まず、家族って何?って考えてしまう。法的には血縁でくくるのがメインで、それが世の中のデフォルトでもあると思うけど、人間は自分の遺伝子を持つ子どもを必ず守ろうとするなどの本能が壊れているからややこしい。

たた、本能は壊れているだけで、なくなってはいないから人間はどうしても本能に引っ張られる。同性愛は生産性がないからダメだと言う国会議員がいたり、親が子どもを虐待しようとも家族のことだからと、子どもを助ける立場にある職に就いていたとしても、立ち入ることを避けてしまう。

そこをなんとかしようというのが教育などによる理性の力なのだろうけれど、理性が本能を自分の側に引き寄せるにはかなり長い時間がかかるし、時に本能の側への揺り戻しもあるような気がする。
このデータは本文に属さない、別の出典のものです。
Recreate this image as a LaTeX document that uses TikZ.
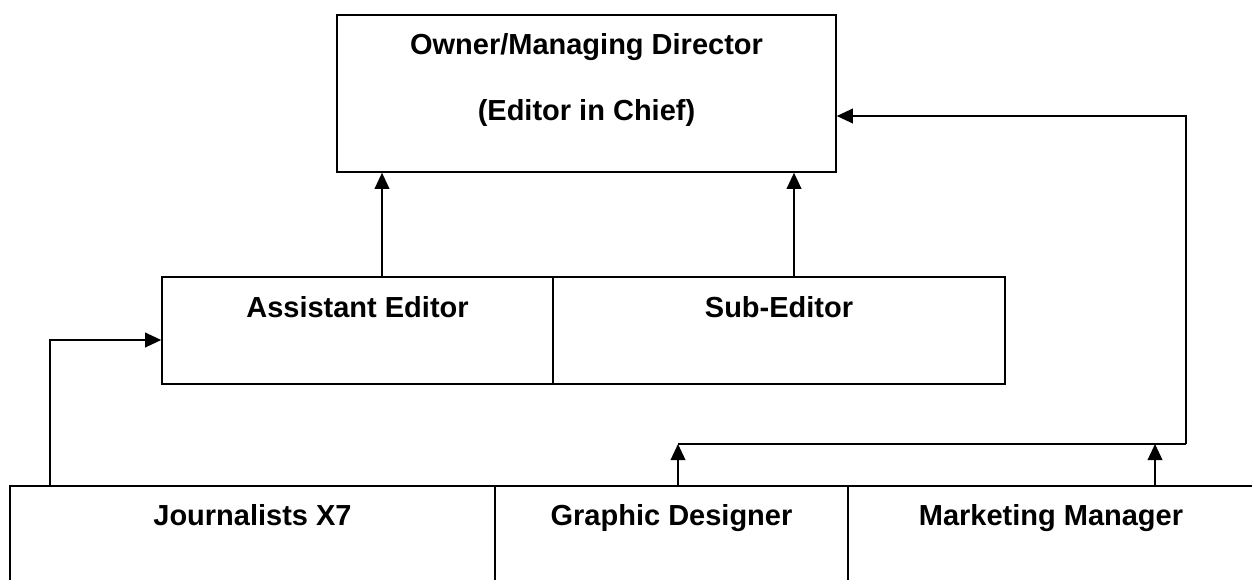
\documentclass[tikz,border=0pt]{standalone}
\usepackage{fontspec}
\setmainfont{Liberation Sans}
\usetikzlibrary{arrows.meta,fit}
\begin{document}
\begin{tikzpicture}[x=0.75pt,y=-0.75pt,
  box/.style={draw,line width=1.2pt,inner sep=0pt},
  lbl/.style={anchor=base,font=\fontsize{21.75pt}{26pt}\selectfont\bfseries,inner sep=0pt},
  arr/.style={line width=1.1pt,-{Triangle[length=12pt,width=11pt]}},
  conn/.style={line width=1.1pt}]
\useasboundingbox (0,0) rectangle (1252,579);
\clip (0,0) rectangle (1252,579);
% boxes
\node[box,fit={(337,15)(836,172)}] (od) {};
\node[box,fit={(162,277)(553,384)}] (ae) {};
\node[box,fit={(553,277)(1005,384)}] (se) {};
\node[box,fit={(10,486)(495,600)}] (jr) {};
\node[box,fit={(495,486)(848,600)}] (gd) {};
\node[box,fit={(848,486)(1256,600)}] (mm) {};
% texts
\node[lbl] (odt1) at (586.5,54) {Owner/Managing Director};
\node[lbl] (odt2) at (586.5,120) {(Editor in Chief)};
\node[lbl] (aet) at (357.5,317) {Assistant Editor};
\node[lbl] (set) at (779,317) {Sub-Editor};
\node[lbl] (jrt) at (252.5,525) {Journalists X7};
\node[lbl] (gdt) at (671.5,525) {Graphic Designer};
\node[lbl] (mmt) at (1051,525) {Marketing Manager};
% helper coordinates
\coordinate (xa) at (382,0);
\coordinate (xs) at (794,0);
\coordinate (xj) at (50,0);
\coordinate (ya) at (0,340);
\coordinate (yo) at (0,116);
\coordinate (hL) at (678,444);
\coordinate (hM) at (1155,444);
\coordinate (hR) at (1186,444);
% connectors
\draw[arr] (ae.north -| xa) -- (od.south -| xa);
\draw[arr] (se.north -| xs) -- (od.south -| xs);
\draw[arr] (jr.north -| xj) |- (ae.west |- ya);
\draw[arr] (gd.north -| hL) -- (hL);
\draw[arr] (mm.north -| hM) -- (hM);
\draw[conn] (hL) -- (hR);
\draw[arr] (hR) |- (od.east |- yo);
\end{tikzpicture}
\end{document}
本作を観ていると、人間は理性(人間性と言ってもいいかも)と本能との間で葛藤し、理性が本能を乗り越えたときにカタルシスが得られ、残念ながらそれができなかったとき悲しみを感じるのかもしれない、というような気がした。

●物語:4.2
・アメリカ映画らしからぬラスト、嫌いじゃない。

●他 :4.0
・キャストがはまり役かと。歌も良かった。